Raw sugar futures settled higher Tuesday on modest investor short-covering as players eyed expiration of the March contract by the end of the week, brokers said. The key May sugar contract gained 0.14 cent to close at 13.13 cents per lb. Dealing from 12.93 to 13.22 cents.
Volume traded in the May contract reached 28,288 lots at 1:50 pm EST (1850 GMT). Spot March sugar added 0.15 cent to end at 12.83 cents. Sterling Smith, analyst for brokers FuturesOne in Chicago, said sweetener is getting support from expectations of Indian imports in the months ahead. Analysts said most of the running in the market was position rolling out of front March, which expires Friday.
Open interest in March stood 17,148 lots lower at 40,313 lots as of February 23. Dealers believe actual open interest by Tuesday's close was down to around 30,000 to 35,000 lots. "At this rate, the delivery should be 3,000 to 7,000 lots," one said. In industry news, India's farm minister Sharad Paid the country expects to produce 16.5 million tonnes of sugar in the current crop year and may import 2.0 million tonnes of raw sugar.
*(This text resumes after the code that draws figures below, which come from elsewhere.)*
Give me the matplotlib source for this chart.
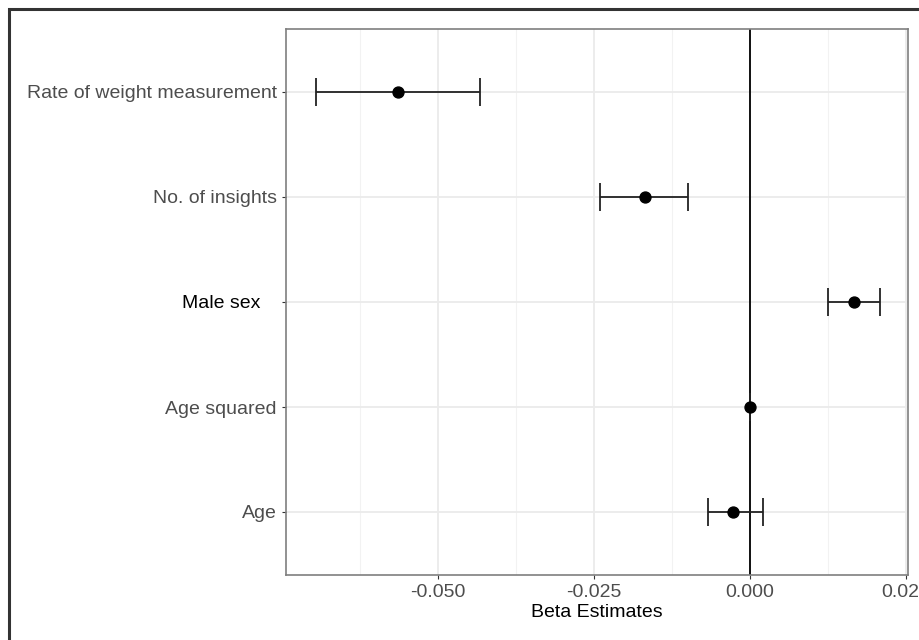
import matplotlib.pyplot as plt
from matplotlib.patches import Rectangle

# data (bottom to top)
labels = ["Age", "Age squared", "Male sex   ", "No. of insights", "Rate of weight measurement"]
estimates = [-0.0027, 0.0000, 0.0167, -0.0169, -0.0565]
ci_low = [-0.0067, 0.0000, 0.0125, -0.0240, -0.0696]
ci_high = [0.0021, 0.0000, 0.0208, -0.0099, -0.0433]
xticks = [-0.050, -0.025, 0.000, 0.025]
xtick_labels = ["-0.050", "-0.025", "0.000", "0.025"]

plt.rcParams['font.family'] = ['Liberation Sans', 'DejaVu Sans']

fig = plt.figure(figsize=(9.2, 6.4), dpi=100)
ax = fig.add_axes([286 / 920, 1 - 575 / 640, (908 - 286) / 920, (575 - 29) / 640])

ypos = list(range(1, len(labels) + 1))

# grid
for x in [-0.0625, -0.0375, -0.0125, 0.0125]:
    ax.axvline(x, color='#f2f2f2', lw=0.8, zorder=0)
for x in xticks:
    ax.axvline(x, color='#ebebeb', lw=1.3, zorder=0)
for y in ypos:
    ax.axhline(y, color='#ebebeb', lw=1.3, zorder=0)

ax.axvline(0, color='black', lw=1.3, zorder=1)

xerr = [[e - l for e, l in zip(estimates, ci_low)],
        [h - e for e, h in zip(estimates, ci_high)]]
ax.errorbar(estimates, ypos, xerr=xerr, fmt='none', ecolor='#222222',
            elinewidth=1.3, capsize=10, capthick=1.3, zorder=2)
ax.scatter(estimates, ypos, s=62, color='black', zorder=3)

ax.set_xlim(-0.0744, 0.0253)
ax.set_ylim(0.4, 5.6)
ax.set_xticks(xticks)
ax.set_xticklabels(xtick_labels)
ax.set_yticks(ypos)
ax.set_yticklabels(labels)
ax.tick_params(axis='both', labelsize=14, colors='#333333', labelcolor='#4d4d4d',
               length=3, width=0.8)
ax.get_yticklabels()[2].set_color('black')
ax.set_xlabel("Beta Estimates", fontsize=14, labelpad=2)

for s in ax.spines.values():
    s.set_color('#7f7f7f')
    s.set_linewidth(1.2)

# outer frame around the figure (partly cropped)
fig.patches.append(Rectangle((9 / 920, -0.1), 1.2, 1 - 9 / 640 + 0.1,
                             transform=fig.transFigure, fill=False,
                             edgecolor='#333333', lw=2.2))

fig.savefig("out.png", dpi=100)
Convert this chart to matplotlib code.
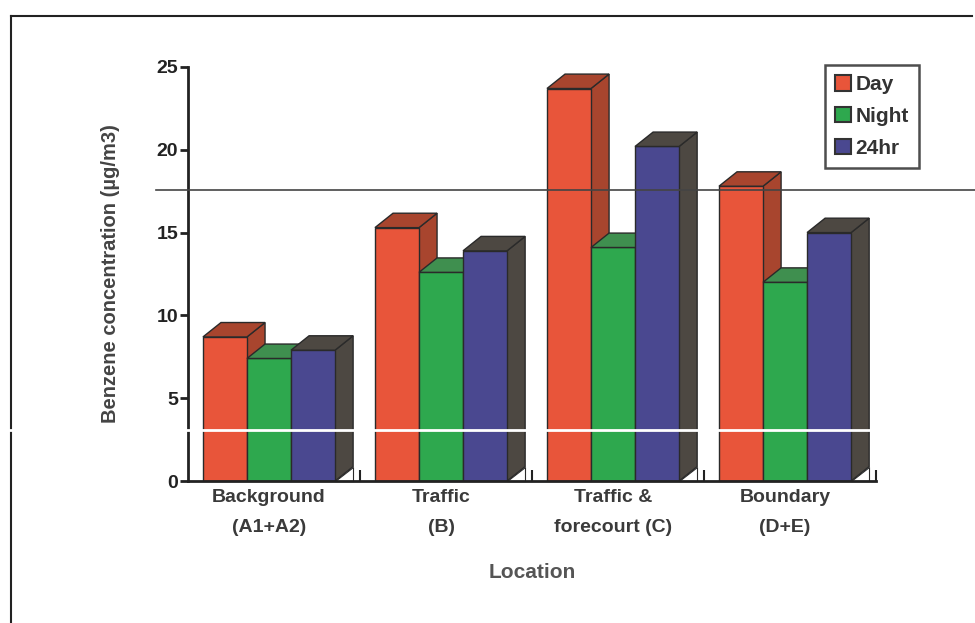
import matplotlib
matplotlib.use("Agg")
import matplotlib.pyplot as plt
from matplotlib.patches import Polygon, Patch
from matplotlib.lines import Line2D

# ---- data ----
categories = ["Background\n(A1+A2)", "Traffic\n(B)", "Traffic &\nforecourt (C)", "Boundary\n(D+E)"]
series_names = ["Day", "Night", "24hr"]
day = [8.7, 15.3, 23.7, 17.8]
night = [7.4, 12.6, 14.1, 12.0]
hr24 = [7.9, 13.9, 20.2, 15.0]
yticks = [0, 5, 10, 15, 20, 25]

front_colors = ["#e8553a", "#2ea84e", "#4a4890"]
top_colors = ["#a8452e", "#3f8f4f", "#4d4842"]
side_colors = ["#a8452e", "#3f8f4f", "#4d4842"]
edge = "#2a2a2a"

plt.rcParams["font.family"] = ["Liberation Sans", "DejaVu Sans"]
plt.rcParams["font.weight"] = "bold"

fig = plt.figure(figsize=(9.75, 6.23), dpi=100)
fig.patch.set_facecolor("white")
ax = fig.add_axes([0.1928, 0.2279, 0.7057, 0.6646])

bw = 0.256
start = 0.087
dx = 0.105
dy = 0.87

all_series = [day, night, hr24]
for gi in range(len(categories)):
    for si, vals in enumerate(all_series):
        x0 = gi + start + si * bw
        h = vals[gi]
        ax.bar(x0, h, width=bw, align="edge", color=front_colors[si],
               edgecolor=edge, linewidth=1.0, zorder=3 + gi * 10 + si * 3)
        # top face
        top = Polygon([(x0, h), (x0 + bw, h), (x0 + bw + dx, h + dy), (x0 + dx, h + dy)],
                      closed=True, facecolor=top_colors[si], edgecolor=edge,
                      linewidth=1.0, zorder=4 + gi * 10 + si * 3, clip_on=False)
        ax.add_patch(top)
        # side face
        side = Polygon([(x0 + bw, 0), (x0 + bw + dx, dy), (x0 + bw + dx, h + dy), (x0 + bw, h)],
                       closed=True, facecolor=side_colors[si], edgecolor=edge,
                       linewidth=1.0, zorder=2 + gi * 10 + si * 3, clip_on=False)
        ax.add_patch(side)
    # little white triangle at foot of the cluster
    xr = gi + start + 3 * bw
    tri = Polygon([(xr, 0), (xr + dx, 0), (xr + dx, dy)], closed=True,
                  facecolor="white", edgecolor=edge, linewidth=0.8,
                  zorder=5 + gi * 10 + 9, clip_on=False)
    ax.add_patch(tri)

ax.set_xlim(0, 4)
ax.set_ylim(0, 25)
for s in ["top", "right"]:
    ax.spines[s].set_visible(False)
for s in ["left", "bottom"]:
    ax.spines[s].set_linewidth(2.0)
    ax.spines[s].set_color("#222222")
    ax.spines[s].set_zorder(100)

ax.set_yticks(yticks)
ax.set_yticklabels([str(t) for t in yticks], fontsize=14, fontweight="bold", color="#222222")
ax.tick_params(axis="y", direction="out", length=6, width=2, color="#222222", pad=1)

ax.set_xticks([1, 2, 3, 4])
ax.set_xticklabels([])
ax.tick_params(axis="x", which="major", direction="in", length=8, width=1.5, color="#222222")
ax.set_xticks([g + start + 1.5 * bw for g in range(len(categories))], minor=True)
ax.set_xticklabels(categories, minor=True, fontsize=14, fontweight="bold",
                   color="#3a3a3a", linespacing=1.95)
ax.tick_params(axis="x", which="minor", length=0, pad=6)

ax.set_ylabel("Benzene concentration (µg/m3)", fontsize=14.5, fontweight="bold",
              color="#444444", labelpad=26)
ax.set_xlabel("Location", fontsize=15, fontweight="bold", color="#555555", labelpad=20)
ax.patch.set_alpha(0)

handles = [Patch(facecolor=front_colors[i], edgecolor="#333333", linewidth=1.5)
           for i in range(3)]
leg = fig.legend(handles, series_names, loc="upper right",
                 bbox_to_anchor=(0.9425, 0.896), frameon=True,
                 fancybox=False, handlelength=0.75, handleheight=0.75,
                 handletextpad=0.2, labelspacing=0.62, borderpad=0.5,
                 borderaxespad=0.0,
                 prop={"weight": "bold", "size": 15})
leg.get_frame().set_edgecolor("#222222")
leg.get_frame().set_linewidth(1.8)
for t in leg.get_texts():
    t.set_color("#333333")

# page frame (scanned page border)
fig.add_artist(Line2D([0.0113, 0.0113], [0.0, 0.974], color="#222222", lw=1.5))
fig.add_artist(Line2D([0.0113, 0.997], [0.974, 0.974], color="#222222", lw=1.5))
# scan artefacts
fig.add_artist(Line2D([0.16, 1.0], [0.695, 0.695], color="#444444", lw=1.2, zorder=200))
fig.add_artist(Line2D([0.0, 1.0], [0.309, 0.309], color="white", lw=2.0, zorder=200))

fig.savefig("out.png", dpi=100, facecolor="white")
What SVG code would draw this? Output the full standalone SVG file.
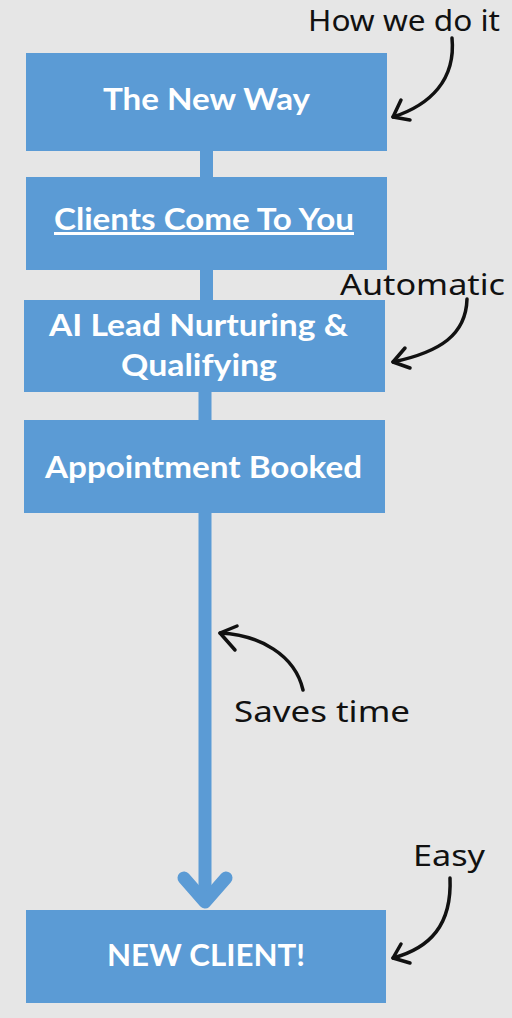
<svg xmlns="http://www.w3.org/2000/svg" width="512" height="1018" viewBox="0 0 512 1018">
<style>
.box{fill:#5B9BD5}
.bt{font-family:Lato,"Open Sans",sans-serif;font-weight:700;font-size:30px;fill:#fff;text-anchor:middle}
.hand{font-family:"Noto Sans","DejaVu Sans",sans-serif;font-size:29px;fill:#111}
.conn{stroke:#5B9BD5;stroke-width:13;fill:none}
.ann{stroke:#111;stroke-width:3.5;fill:none;stroke-linecap:round;stroke-linejoin:round}
</style>
<rect width="512" height="1018" fill="#E6E6E6"/>
<g id="connectors">
<line class="conn" x1="206.5" y1="150" x2="206.5" y2="178"/>
<line class="conn" x1="206.5" y1="269" x2="206.5" y2="301"/>
<line class="conn" x1="205" y1="391" x2="205" y2="421"/>
<line class="conn" x1="205" y1="512" x2="205" y2="900"/>
<polyline class="conn" stroke-linecap="round" stroke-linejoin="round" points="184,878 205,902 226,878"/>
</g>
<g id="node-new-way"><rect class="box" x="26" y="53" width="361" height="98"/><text class="bt" x="206.5" y="110" textLength="207" lengthAdjust="spacingAndGlyphs">The New Way</text></g>
<g id="node-clients"><rect class="box" x="26" y="177" width="361" height="93"/><text class="bt" x="204" y="230" text-decoration="underline" textLength="300" lengthAdjust="spacingAndGlyphs">Clients Come To You</text></g>
<g id="node-ai"><rect class="box" x="24" y="300" width="361" height="92"/><text class="bt" x="198.5" y="336" textLength="299" lengthAdjust="spacingAndGlyphs">AI Lead Nurturing &amp;</text><text class="bt" x="199" y="376" textLength="156" lengthAdjust="spacingAndGlyphs">Qualifying</text></g>
<g id="node-appt"><rect class="box" x="24" y="420" width="361" height="93"/><text class="bt" x="203.5" y="478" textLength="317" lengthAdjust="spacingAndGlyphs">Appointment Booked</text></g>
<g id="node-client"><rect class="box" x="26" y="910" width="360" height="93"/><text class="bt" x="206" y="966" textLength="198" lengthAdjust="spacingAndGlyphs">NEW CLIENT!</text></g>
<g id="annotations">
<text class="hand" x="308" y="31" textLength="192" lengthAdjust="spacingAndGlyphs">How we do it</text>
<path class="ann" d="M452,38 C456,80 430,105 393,117"/>
<path class="ann" d="M401,100 L393,117 L410,120"/>
<text class="hand" x="340" y="295" textLength="165" lengthAdjust="spacingAndGlyphs">Automatic</text>
<path class="ann" d="M467,299 C466,335 440,352 393,362"/>
<path class="ann" d="M405,348 L393,362 L410,368"/>
<text class="hand" x="234" y="722" textLength="176" lengthAdjust="spacingAndGlyphs">Saves time</text>
<path class="ann" d="M303,690 C295,655 260,635 220,633"/>
<path class="ann" d="M237,626 L220,633 L235,650"/>
<text class="hand" x="413" y="866" textLength="72" lengthAdjust="spacingAndGlyphs">Easy</text>
<path class="ann" d="M450,878 C452,925 430,948 393,958"/>
<path class="ann" d="M401,944 L393,958 L410,963"/>
</g>
</svg>
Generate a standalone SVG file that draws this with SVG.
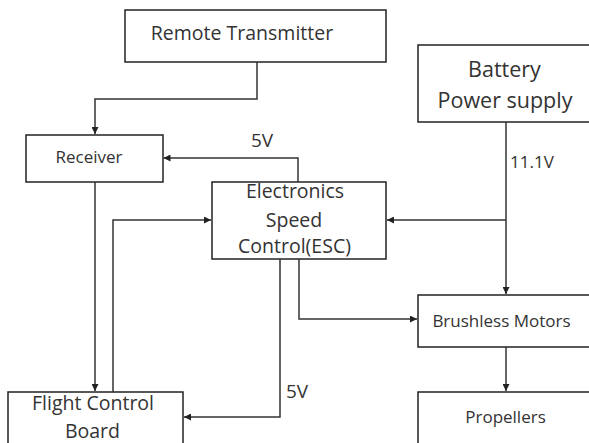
<svg xmlns="http://www.w3.org/2000/svg" width="589" height="443" viewBox="0 0 589 443">
<defs>
<marker id="arr" viewBox="0 0 10 10" refX="10" refY="5" markerWidth="7" markerHeight="7" markerUnits="userSpaceOnUse" orient="auto"><path d="M0,0 L10,5 L0,10 z" fill="#222"/></marker>
</defs>
<style>
.box{fill:#fff;stroke:#222;stroke-width:1.5}
.t{font-family:"Open Sans","Liberation Sans",sans-serif;fill:#333;text-anchor:middle}
.c{fill:none;stroke:#333;stroke-width:1.5;marker-end:url(#arr)}
.lbl{font-family:"Open Sans","Liberation Sans",sans-serif;fill:#333}
</style>
<rect width="589" height="443" fill="#fff"/>
<g id="remote-transmitter">
<rect class="box" x="125" y="10" width="261" height="52"/>
<text class="t" x="242" y="40" font-size="19.5">Remote Transmitter</text>
</g>
<g id="receiver">
<rect class="box" x="26" y="135" width="137" height="47"/>
<text class="t" x="89" y="163" font-size="17">Receiver</text>
</g>
<g id="esc">
<rect class="box" x="212" y="182" width="174" height="77"/>
<text class="t" x="295" y="198" font-size="19.5">Electronics</text>
<text class="t" x="294" y="227" font-size="19.5">Speed</text>
<text class="t" x="294.5" y="253" font-size="19.5">Control(ESC)</text>
</g>
<g id="battery">
<rect class="box" x="418" y="45" width="172" height="77"/>
<text class="t" x="504.5" y="77" font-size="21.5">Battery</text>
<text class="t" x="505" y="108" font-size="21.5">Power supply</text>
</g>
<g id="brushless-motors">
<rect class="box" x="418" y="295" width="172" height="52"/>
<text class="t" x="501.5" y="327" font-size="17">Brushless Motors</text>
</g>
<g id="propellers">
<rect class="box" x="418" y="392" width="172" height="60"/>
<text class="t" x="505.5" y="423" font-size="17">Propellers</text>
</g>
<g id="flight-control-board">
<rect class="box" x="8" y="392" width="175" height="60"/>
<text class="t" x="93" y="410" font-size="19.5">Flight Control</text>
<text class="t" x="92.5" y="438" font-size="19.5">Board</text>
</g>
<g id="connectors">
<path class="c" d="M257,62 V99 H95 V134"/>
<path class="c" d="M298,182 V158 H163.5"/>
<path class="c" d="M506,122 V294"/>
<path class="c" d="M506,220 H387"/>
<path class="c" d="M95,182 V391"/>
<path class="c" d="M113,392 V220 H211"/>
<path class="c" d="M299,259 V319 H417"/>
<path class="c" d="M280,259 V417 H184"/>
<path class="c" d="M506,347 V391"/>
<text class="lbl" x="251" y="147" font-size="19">5V</text>
<text class="lbl" x="510" y="168" font-size="17">11.1V</text>
<text class="lbl" x="286" y="398" font-size="19">5V</text>
</g>
</svg>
Merchant ED & F Man said the global sugar deficit in 2008-09 may be smaller than many analysts believe with output in top producer Brazil set to rise as mills use less cane for ethanol. The International Sugar Organisation raised its 2008-09 global sugar deficit forecast to 4.3 million tonnes from a previous shortfall of 3.6 million tonnes. Volume traded Monday in the No 11 sugar market hit 58,131 lots - exchange data.
Open interest for No 11 sugar market at 638,454 lots as of February 23, from the prior tally of 649,886 contracts. The domestic No 14 May sugar contract was down 0.22 cent at 19.70 cents per lb by 2:08 pm volume on Monday in the No 14 market amounted to 21 lots - exchange data.